In a second consideration of the looming climate crisis, Young makes use of another motif of this genre, that of the out-of-time roadside gas station with its forms and symbols that can conjure up our own memories. In “Cornered,” a solitary, weathered Gulf Oil sign stands at an intersection under rows of power lines symbolizing an antiquated petrol industry and infrastructure that we remain strapped to. Here, too, dark clouds gather to portend an impending (metaphorical) storm, the consequences of which are our inheritance. All of us, viewers and artist alike, are the ones who are cornered. Curiously, Young surrounds the central image with a framework of striking, rectilinear forms, in this case a Mondrian-esque mosaic. The contrast is a visually stimulating, almost kaleidoscopic effect.

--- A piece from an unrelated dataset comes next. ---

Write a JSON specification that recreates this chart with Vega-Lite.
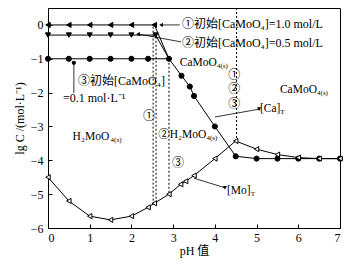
{
  "$schema": "https://vega.github.io/schema/vega-lite/v6.json",
  "width": 292,
  "height": 220,
  "autosize": {"type": "none"},
  "padding": {"left": 48, "top": 8, "right": 8, "bottom": 38},
  "background": "white",
  "config": {
    "view": {"stroke": "#000", "strokeWidth": 1},
    "font": "Liberation Serif, Noto Sans CJK SC",
    "axis": {
      "domainColor": "#000", "tickColor": "#000", "labelColor": "#000", "titleColor": "#000",
      "labelFont": "Liberation Serif", "labelFontSize": 12, "grid": false,
      "titleFont": "Liberation Serif, Noto Sans CJK SC", "titleFontWeight": "normal", "titleFontSize": 12
    }
  },
  "datasets": {
    "series": [
      {"s": "1", "pH": 0, "lgC": 0, "m": true},
      {"s": "1", "pH": 0.5, "lgC": 0, "m": true},
      {"s": "1", "pH": 1, "lgC": 0, "m": true},
      {"s": "1", "pH": 1.5, "lgC": 0, "m": true},
      {"s": "1", "pH": 2, "lgC": 0, "m": true},
      {"s": "1", "pH": 2.55, "lgC": 0, "m": true},
      {"s": "1", "pH": 2.9, "lgC": -1, "m": false},
      {"s": "2", "pH": 0, "lgC": -0.3, "m": true},
      {"s": "2", "pH": 0.5, "lgC": -0.3, "m": true},
      {"s": "2", "pH": 1, "lgC": -0.3, "m": true},
      {"s": "2", "pH": 1.5, "lgC": -0.3, "m": true},
      {"s": "2", "pH": 2, "lgC": -0.3, "m": true},
      {"s": "2", "pH": 2.58, "lgC": -0.3, "m": true},
      {"s": "2", "pH": 2.9, "lgC": -1, "m": false},
      {"s": "3", "pH": 0, "lgC": -1, "m": true},
      {"s": "3", "pH": 0.5, "lgC": -1, "m": true},
      {"s": "3", "pH": 1, "lgC": -1, "m": true},
      {"s": "3", "pH": 1.5, "lgC": -1, "m": true},
      {"s": "3", "pH": 2, "lgC": -1, "m": true},
      {"s": "3", "pH": 2.4, "lgC": -1, "m": true},
      {"s": "3", "pH": 2.9, "lgC": -1, "m": true},
      {"s": "3", "pH": 3.2, "lgC": -1.5, "m": true},
      {"s": "3", "pH": 3.4, "lgC": -1.82, "m": true},
      {"s": "3", "pH": 3.5, "lgC": -2.1, "m": true},
      {"s": "3", "pH": 4.0, "lgC": -3.0, "m": true},
      {"s": "3", "pH": 4.5, "lgC": -3.88, "m": true},
      {"s": "3", "pH": 5.0, "lgC": -3.95, "m": true},
      {"s": "3", "pH": 5.5, "lgC": -3.95, "m": true},
      {"s": "3", "pH": 6.0, "lgC": -3.95, "m": true},
      {"s": "3", "pH": 6.5, "lgC": -3.95, "m": true},
      {"s": "3", "pH": 7.0, "lgC": -3.95, "m": true},
      {"s": "Mo", "pH": 0, "lgC": -4.5, "m": true},
      {"s": "Mo", "pH": 0.5, "lgC": -5.2, "m": true},
      {"s": "Mo", "pH": 1, "lgC": -5.65, "m": true},
      {"s": "Mo", "pH": 1.5, "lgC": -5.76, "m": true},
      {"s": "Mo", "pH": 2, "lgC": -5.65, "m": true},
      {"s": "Mo", "pH": 2.4, "lgC": -5.39, "m": true},
      {"s": "Mo", "pH": 2.55, "lgC": -5.27, "m": true},
      {"s": "Mo", "pH": 2.9, "lgC": -5.0, "m": true},
      {"s": "Mo", "pH": 3.18, "lgC": -4.71, "m": true},
      {"s": "Mo", "pH": 3.3, "lgC": -4.62, "m": true},
      {"s": "Mo", "pH": 3.5, "lgC": -4.45, "m": true},
      {"s": "Mo", "pH": 4.0, "lgC": -3.95, "m": true},
      {"s": "Mo", "pH": 4.5, "lgC": -3.43, "m": true},
      {"s": "Mo", "pH": 5.0, "lgC": -3.67, "m": true},
      {"s": "Mo", "pH": 5.5, "lgC": -3.83, "m": true},
      {"s": "Mo", "pH": 6.0, "lgC": -3.92, "m": true},
      {"s": "Mo", "pH": 6.5, "lgC": -3.95, "m": true},
      {"s": "Mo", "pH": 7.0, "lgC": -3.95, "m": true}
    ],
    "dash": [
      {"pH": 2.52, "lgC": -0.05, "lgC2": -5.3},
      {"pH": 2.59, "lgC": -0.35, "lgC2": -5.25},
      {"pH": 2.9, "lgC": -1, "lgC2": -5.0},
      {"pH": 4.52, "lgC": 0.5, "lgC2": -3.42}
    ],
    "arrows": [
      {"pH": 3.16, "lgC": 0, "pH2": 2.71, "lgC2": 0, "head": "left"},
      {"pH": 3.19, "lgC": -0.5, "pH2": 2.16, "lgC2": -0.27, "head": "left"},
      {"pH": 0.62, "lgC": -2.01, "pH2": 0.62, "lgC2": -1.12, "head": "up"},
      {"pH": 4.0, "lgC": -2.72, "pH2": 5.06, "lgC2": -2.49, "head": "right"},
      {"pH": 3.5, "lgC": -4.53, "pH2": 4.24, "lgC2": -4.81, "head": "right"}
    ],
    "big": [
      {"pH": 3.21, "lgC": 0.03, "t": "①初始[CaMoO₄]=1.0 mol/L"},
      {"pH": 3.21, "lgC": -0.54, "t": "②初始[CaMoO₄]=0.5 mol/L"},
      {"pH": 0.72, "lgC": -1.66, "t": "③初始[CaMoO₄]"},
      {"pH": 0.36, "lgC": -2.16, "t": "=0.1 mol·L⁻¹"},
      {"pH": 4.32, "lgC": -1.48, "t": "①"},
      {"pH": 4.32, "lgC": -1.9, "t": "②"},
      {"pH": 4.32, "lgC": -2.34, "t": "③"},
      {"pH": 2.28, "lgC": -2.69, "t": "①"},
      {"pH": 2.97, "lgC": -4.07, "t": "③"}
    ],
    "chem": [
      {"pH": 3.16, "lgC": -1.12, "t": "CaMoO"},
      {"pH": 5.56, "lgC": -1.92, "t": "CaMoO"},
      {"pH": 5.08, "lgC": -2.49, "t": "[Ca]"},
      {"pH": 4.29, "lgC": -4.9, "t": "[Mo]"},
      {"pH": 0.59, "lgC": -3.32, "t": "H₂MoO"},
      {"pH": 2.64, "lgC": -3.25, "t": "②H₂MoO"}
    ],
    "subs": [
      {"pH": 4.05, "lgC": -1.12, "t": "4(s)"},
      {"pH": 6.45, "lgC": -1.92, "t": "4(s)"},
      {"pH": 5.57, "lgC": -2.49, "t": "T"},
      {"pH": 4.86, "lgC": -4.9, "t": "T"},
      {"pH": 1.5, "lgC": -3.32, "t": "4(s)"},
      {"pH": 3.8, "lgC": -3.25, "t": "4(s)"}
    ]
  },
  "encoding": {
    "x": {
      "field": "pH", "type": "quantitative",
      "scale": {"domain": [0, 7], "nice": false, "zero": false},
      "title": "pH 值",
      "axis": {
        "values": [0, 0.5, 1, 1.5, 2, 2.5, 3, 3.5, 4, 4.5, 5, 5.5, 6, 6.5, 7],
        "format": "d",
        "labelExpr": "datum.value % 1 == 0 ? datum.label : ''",
        "tickSize": {"condition": {"test": "datum.value % 1 != 0", "value": -2.5}, "value": -4},
        "labelPadding": 8,
        "titlePadding": 2
      }
    },
    "y": {
      "field": "lgC", "type": "quantitative",
      "scale": {"domain": [-6, 0.5], "nice": false, "zero": false},
      "title": "lg C /(mol·L⁻¹)",
      "axis": {
        "values": [-6, -5.5, -5, -4.5, -4, -3.5, -3, -2.5, -2, -1.5, -1, -0.5, 0],
        "format": "d",
        "labelExpr": "datum.value % 1 == 0 ? datum.label : ''",
        "tickSize": {"condition": {"test": "datum.value % 1 != 0", "value": -2.5}, "value": -4},
        "labelPadding": 9,
        "titlePadding": 4
      }
    }
  },
  "layer": [
    {
      "data": {"name": "dash"},
      "mark": {"type": "rule", "strokeDash": [2, 2], "strokeWidth": 1, "color": "#000"},
      "encoding": {"y2": {"field": "lgC2"}}
    },
    {
      "data": {"name": "series"},
      "mark": {"type": "line", "color": "#000", "strokeWidth": 1},
      "encoding": {"detail": {"field": "s", "type": "nominal"}}
    },
    {
      "data": {"name": "series"},
      "transform": [{"filter": "datum.m"}],
      "mark": {"type": "point", "stroke": "#000", "strokeWidth": 1, "opacity": 1, "fillOpacity": 1, "size": 26},
      "encoding": {
        "shape": {"field": "s", "type": "nominal", "legend": null,
          "scale": {"domain": ["1", "2", "3", "Mo"], "range": ["triangle-left", "triangle-down", "circle", "triangle-left"]}},
        "fill": {"field": "s", "type": "nominal", "legend": null,
          "scale": {"domain": ["1", "2", "3", "Mo"], "range": ["#000", "#000", "#000", "#fff"]}}
      }
    },
    {
      "data": {"name": "arrows"},
      "mark": {"type": "rule", "strokeWidth": 0.8, "color": "#000"},
      "encoding": {"x2": {"field": "pH2"}, "y2": {"field": "lgC2"}}
    },
    {
      "data": {"name": "arrows"},
      "mark": {"type": "point", "filled": true, "color": "#000", "opacity": 1, "size": 18},
      "encoding": {
        "x": {"field": "pH2", "type": "quantitative"},
        "y": {"field": "lgC2", "type": "quantitative"},
        "shape": {"field": "head", "type": "nominal", "legend": null,
          "scale": {"domain": ["left", "right", "up"], "range": ["triangle-left", "triangle-right", "triangle-up"]}}
      }
    },
    {
      "data": {"name": "big"},
      "mark": {"type": "text", "align": "left", "baseline": "middle", "fontSize": 12, "font": "Liberation Serif, Noto Sans CJK SC", "color": "#000"},
      "encoding": {"text": {"field": "t"}}
    },
    {
      "data": {"name": "chem"},
      "mark": {"type": "text", "align": "left", "baseline": "middle", "fontSize": 11.5, "font": "Liberation Serif, Noto Sans CJK SC", "color": "#000"},
      "encoding": {"text": {"field": "t"}}
    },
    {
      "data": {"name": "subs"},
      "mark": {"type": "text", "align": "left", "baseline": "middle", "dy": 3, "fontSize": 7, "font": "Liberation Serif", "color": "#000"},
      "encoding": {"text": {"field": "t"}}
    }
  ]
}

In these paintings we find the themes of loss and passage of time still informing Young’s art. Throughout the Passages series Young’s ability to create indelible images imbued with a strong emotional component sets this art apart. His marriage of photography and water-based oils is well-suited for his purposes. The photo-sensitive medium in combination with the thinned paint allows the artist to achieve a subtle luminosity with translucent atmospherics that touch on the sublime.
These later mixed-media paintings left one wondering if Passages was coming to a close and there was a new direction in the offing, perhaps one in which more color and light prevail in a new iconography. Richard Young is a very prolific artist and restless soul who cannot stand still artistically. He is a master of the unexpected, surprising us and, one suspects, himself.